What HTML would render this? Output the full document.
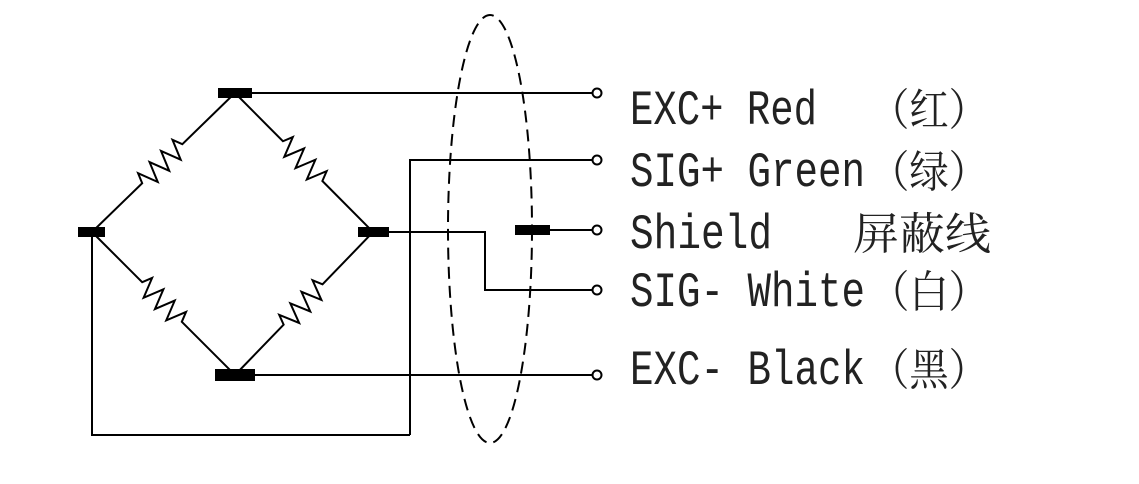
<!DOCTYPE html>
<html><head><meta charset="utf-8"><style>html,body{margin:0;padding:0;background:#fff}</style></head>
<body>
<svg width="1139" height="479" viewBox="0 0 1139 479" xmlns="http://www.w3.org/2000/svg">
<g fill="none" stroke="#000" stroke-width="2">
<g transform="translate(92,232) rotate(-44.2)"><path d="M0 0 H70 l4 -10 l8 20 l8 -20 l8 20 l8 -20 l8 20 l8 -20 l4 10 H199"/></g>
<g transform="translate(235,93) rotate(45.2)"><path d="M0 0 H68 l4 -10 l8 20 l8 -20 l8 20 l8 -20 l8 20 l8 -20 l4 10 H196"/></g>
<g transform="translate(92,232) rotate(45)"><path d="M0 0 H71 l4 -10 l8 20 l8 -20 l8 20 l8 -20 l8 20 l8 -20 l4 10 H202"/></g>
<g transform="translate(235,375) rotate(-46)"><path d="M0 0 H70 l4 -10 l8 20 l8 -20 l8 20 l8 -20 l8 20 l8 -20 l4 10 H199"/></g>
<path d="M252 93 H592"/>
<path d="M410 435 V160 H592"/>
<path d="M92 232 V435 H410"/>
<path d="M389 232 H485 V290 H592"/>
<path d="M255 375 H592"/>
<path d="M550 230 H592"/>
<ellipse cx="490" cy="229" rx="42" ry="214" stroke-dasharray="12 7"/>
<circle cx="597" cy="93" r="4.5"/>
<circle cx="597" cy="160" r="4.5"/>
<circle cx="597" cy="230" r="4.5"/>
<circle cx="597" cy="290" r="4.5"/>
<circle cx="597" cy="375" r="4.5"/>
</g>
<g fill="#000">
<rect x="218" y="88" width="34" height="10"/>
<rect x="78" y="227" width="27" height="10"/>
<rect x="358" y="227" width="31" height="10"/>
<rect x="215" y="369" width="40" height="12"/>
<rect x="515" y="225" width="35" height="10"/>
</g>
<g font-family="'Liberation Mono','Noto Serif CJK SC',monospace" font-size="38" fill="#222">
<text transform="translate(630,124) scale(1,1.3)" textLength="187" lengthAdjust="spacingAndGlyphs">EXC+ Red</text>
<text transform="translate(630,186) scale(1,1.3)" textLength="235" lengthAdjust="spacingAndGlyphs">SIG+ Green</text>
<text transform="translate(630,248) scale(1,1.3)" textLength="142" lengthAdjust="spacingAndGlyphs">Shield</text>
<text transform="translate(630,306) scale(1,1.3)" textLength="235" lengthAdjust="spacingAndGlyphs">SIG- White</text>
<text transform="translate(630,384) scale(1,1.3)" textLength="235" lengthAdjust="spacingAndGlyphs">EXC- Black</text>
</g>
<g font-family="'Liberation Serif','Noto Serif CJK SC',serif" font-size="44" fill="#222">
<text x="870" y="125" textLength="118" lengthAdjust="spacingAndGlyphs">（红）</text>
<text x="870" y="187" textLength="118" lengthAdjust="spacingAndGlyphs">（绿）</text>
<text x="853" y="249" textLength="138" lengthAdjust="spacingAndGlyphs">屏蔽线</text>
<text x="870" y="307" textLength="118" lengthAdjust="spacingAndGlyphs">（白）</text>
<text x="870" y="385" textLength="118" lengthAdjust="spacingAndGlyphs">（黑）</text>
</g>
</svg>
</body></html>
-=-=-
**SHORT EXERCISE**
Using the material above, set down every line exactly, but skip the pictures.

**THE SOLUTION**
What HTML would render this? Output the full document.
<!DOCTYPE html>
<html><head><meta charset="utf-8"><style>html,body{margin:0;padding:0;background:#fff}</style></head>
<body>
<svg width="1139" height="479" viewBox="0 0 1139 479" xmlns="http://www.w3.org/2000/svg">
<g fill="none" stroke="#000" stroke-width="2">
<g transform="translate(92,232) rotate(-44.2)"><path d="M0 0 H70 l4 -10 l8 20 l8 -20 l8 20 l8 -20 l8 20 l8 -20 l4 10 H199"/></g>
<g transform="translate(235,93) rotate(45.2)"><path d="M0 0 H68 l4 -10 l8 20 l8 -20 l8 20 l8 -20 l8 20 l8 -20 l4 10 H196"/></g>
<g transform="translate(92,232) rotate(45)"><path d="M0 0 H71 l4 -10 l8 20 l8 -20 l8 20 l8 -20 l8 20 l8 -20 l4 10 H202"/></g>
<g transform="translate(235,375) rotate(-46)"><path d="M0 0 H70 l4 -10 l8 20 l8 -20 l8 20 l8 -20 l8 20 l8 -20 l4 10 H199"/></g>
<path d="M252 93 H592"/>
<path d="M410 435 V160 H592"/>
<path d="M92 232 V435 H410"/>
<path d="M389 232 H485 V290 H592"/>
<path d="M255 375 H592"/>
<path d="M550 230 H592"/>
<ellipse cx="490" cy="229" rx="42" ry="214" stroke-dasharray="12 7"/>
<circle cx="597" cy="93" r="4.5"/>
<circle cx="597" cy="160" r="4.5"/>
<circle cx="597" cy="230" r="4.5"/>
<circle cx="597" cy="290" r="4.5"/>
<circle cx="597" cy="375" r="4.5"/>
</g>
<g fill="#000">
<rect x="218" y="88" width="34" height="10"/>
<rect x="78" y="227" width="27" height="10"/>
<rect x="358" y="227" width="31" height="10"/>
<rect x="215" y="369" width="40" height="12"/>
<rect x="515" y="225" width="35" height="10"/>
</g>
<g font-family="'Liberation Mono','Noto Serif CJK SC',monospace" font-size="38" fill="#222">
<text transform="translate(630,124) scale(1,1.3)" textLength="187" lengthAdjust="spacingAndGlyphs">EXC+ Red</text>
<text transform="translate(630,186) scale(1,1.3)" textLength="235" lengthAdjust="spacingAndGlyphs">SIG+ Green</text>
<text transform="translate(630,248) scale(1,1.3)" textLength="142" lengthAdjust="spacingAndGlyphs">Shield</text>
<text transform="translate(630,306) scale(1,1.3)" textLength="235" lengthAdjust="spacingAndGlyphs">SIG- White</text>
<text transform="translate(630,384) scale(1,1.3)" textLength="235" lengthAdjust="spacingAndGlyphs">EXC- Black</text>
</g>
<g font-family="'Liberation Serif','Noto Serif CJK SC',serif" font-size="44" fill="#222">
<text x="870" y="125" textLength="118" lengthAdjust="spacingAndGlyphs">（红）</text>
<text x="870" y="187" textLength="118" lengthAdjust="spacingAndGlyphs">（绿）</text>
<text x="853" y="249" textLength="138" lengthAdjust="spacingAndGlyphs">屏蔽线</text>
<text x="870" y="307" textLength="118" lengthAdjust="spacingAndGlyphs">（白）</text>
<text x="870" y="385" textLength="118" lengthAdjust="spacingAndGlyphs">（黑）</text>
</g>
</svg>
</body></html>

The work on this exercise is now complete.